Most business leaders subscribe to the theory of first mover advantage: being first to market results in competitive advantages in sales and market share (#2 loses 25% of sales to #1), earnings (late to market cuts 5-year profitability by a third) and others. Just ask Samsung how it feels to be #2 behind the iPad or try going head to head with Lunchables in the kids carried lunch category that continues to bolster their #1 position with cool new product introductions. There are some contrary points of view emanating from the high tech industry, but in most others being first is usually preferred over the hope that your late entry is one of the exceptions.
But assuming you have the idea in the first place, seizing first mover advantage requires you to have an accelerated Idea to Market™ process; one that gets to market fast but doesn’t substantially increase risk. Here are three principles for driving speed without substantially increasing risk.
Clarity vs. Clutter
At a major global CPG firm, we did a study of the key attributes of projects that got to market fast vs. those that languished and seemed to take forever. Key enabler of speed: strategic clarity. Senior leadership visibility and understanding of the strategic product, technology and supply chain roadmaps and how it fit into the overall innovation and business strategies facilitated improvements in time to market by as much as 40%. By contrast, those projects that lacked clarity had decision-making processes cluttered with competing agendas and points of view, each with their own supporting “facts” that had to be waded through to get to a decision that was often a long time in the making.
Core vs. Context
You’ve maybe heard it or said it yourself: “This [work] is not what I went to [insert expensive MBA or grad school at prestigious university] to do. And you were probably right. In one such work analysis, we found a typical brand manager spent 3x more time in the financial planning processes than the marketing and new product processes combined. In every job, whether it’s marketing, R&D or whatever, there is work that can be defined as “core” to the job.

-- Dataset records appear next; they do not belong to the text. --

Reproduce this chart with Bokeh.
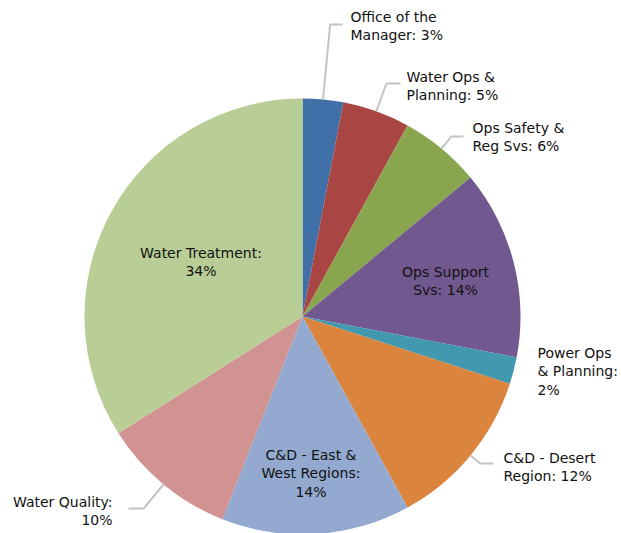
import math
from bokeh.plotting import figure
from bokeh.models import ColumnDataSource, Range1d
from bokeh.embed import file_html
from bokeh.resources import INLINE
from bokeh.core.properties import value

# ---- data ----
categories = ["Office of the Manager", "Water Ops & Planning", "Ops Safety & Reg Svs",
              "Ops Support Svs", "Power Ops & Planning", "C&D - Desert Region",
              "C&D - East & West Regions", "Water Quality", "Water Treatment"]
shares = [3, 5, 6, 14, 2, 12, 14, 10, 34]
colors = ["#4170A8", "#A94643", "#89A54E", "#71588F", "#4198AF",
          "#DB843D", "#93A9CF", "#D19392", "#B9CD96"]
label_lines = [
    ["Office of the", "Manager: 3%"],
    ["Water Ops &", "Planning: 5%"],
    ["Ops Safety &", "Reg Svs: 6%"],
    ["Ops Support", "Svs: 14%"],
    ["Power Ops", "& Planning:", "2%"],
    ["C&D - Desert", "Region: 12%"],
    ["C&D - East &", "West Regions:", "14%"],
    ["Water Quality:", "10%"],
    ["Water Treatment:", "34%"],
]

# ---- layout (screen pixel positions of label blocks) ----
CX, CY, R = 302, 316, 218
TEXT_DY = -6
label_pos = [  # (x, first baseline y, align)
    (350, 22, "left"),
    (406, 82, "left"),
    (472, 133, "left"),
    (445, 277, "center"),
    (537, 358, "left"),
    (503, 463, "left"),
    (310.5, 460, "center"),
    (112, 507, "right"),
    (200.5, 258, "center"),
]
LINE_H = 18.8
# leader lines: slice index -> (elbow screen y, end screen x)
leaders = {0: (24, 342), 1: (83, 400), 2: (136, 463), 5: (463, 493), 7: (508, 128)}

W, H = 621, 533
OX, OY = 0, 0  # screen position of the figure's top-left corner
p = figure(width=W, height=H, output_backend="svg", toolbar_location=None,
           x_range=Range1d(OX - CX, OX - CX + W), y_range=Range1d(CY - OY - H, CY - OY),
           min_border=0)
p.axis.visible = False
p.grid.visible = False
p.outline_line_color = None
p.background_fill_color = "white"
p.border_fill_color = "white"

total = sum(shares)
starts, ends, mids = [], [], []
cum = 0
for s in shares:
    a0 = cum / total
    cum += s
    a1 = cum / total
    starts.append(math.pi / 2 - 2 * math.pi * a0)
    ends.append(math.pi / 2 - 2 * math.pi * a1)
    mids.append(2 * math.pi * (a0 + a1) / 2)  # clockwise from top

src = ColumnDataSource(dict(start=starts, end=ends, color=colors, cat=categories))
p.wedge(x=0, y=0, radius=R, start_angle="start", end_angle="end", direction="clock",
        fill_color="color", line_color=None, source=src)

# leader lines
for i, (ey, ex) in leaders.items():
    th = mids[i]
    x0, y0 = R * math.sin(th), R * math.cos(th)
    yp = CY - ey
    t = yp / math.cos(th)
    x1 = t * math.sin(th)
    p.line([x0, x1, ex - CX], [y0, yp, yp], line_color="#C4C4C4", line_width=2)

# labels
tx, ty, tt, ta = [], [], [], []
for lines, (lx, ly, al) in zip(label_lines, label_pos):
    for k, ln in enumerate(lines):
        tx.append(lx - CX)
        ty.append(CY - (ly + TEXT_DY + k * LINE_H))
        tt.append(ln)
        ta.append(al)
for al in ("left", "center", "right"):
    idx = [j for j in range(len(tt)) if ta[j] == al]
    s = ColumnDataSource(dict(x=[tx[j] for j in idx], y=[ty[j] for j in idx],
                              t=[tt[j] for j in idx]))
    p.text(x="x", y="y", text="t", source=s, text_align=al, text_baseline="alphabetic",
           text_font=value("DejaVu Sans"), text_font_size="14px", text_color="#111111")

open("out.html", "w").write(file_html(p, INLINE))
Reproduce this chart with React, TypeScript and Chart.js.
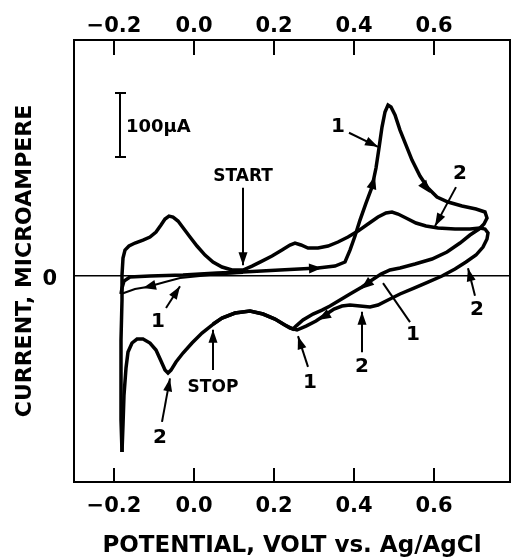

Everything else is either “context” (necessary to get done but not core to the job) or just waste. For example, developing your new product’s go-to-market strategy is core but managing the master data associated with a new product is context… needs to be done but not why a brand manager was hired. We find an average of 60% of the work in the I2M processes are either context or waste. Speed is dramatically enhanced when processes are designed so core work is done by the right person, context is either outsourced or automated and waste is eliminated.
Choose vs. Churn
At a CPG firm, the modified design of an existing product package required 16 different approvals from seven layers of management. Any one of those 16 approvers could have a single question or say “no” and shut down progress for weeks. Needless to say, the decision-making processes slowed things down terribly. And that’s only one example of how decisions can churn in an organization. A key to speed is to design the decision-making processes with crystal clear roles and responsibilities and to facilitate a decision makers ability to choose to “yes”.
I have a book on my shelf that I bought about ten years ago entitled “It’s Not The Big That Eats The Small… It’s The Fast That Eat The Slow”. Well, I’m not sure about the first part of that title. Size and scale does matter. But I’m in total agreement with the second part of that title. Speed matters too. So, are you doing anything to increase your speed to market or are you happy with the status quo?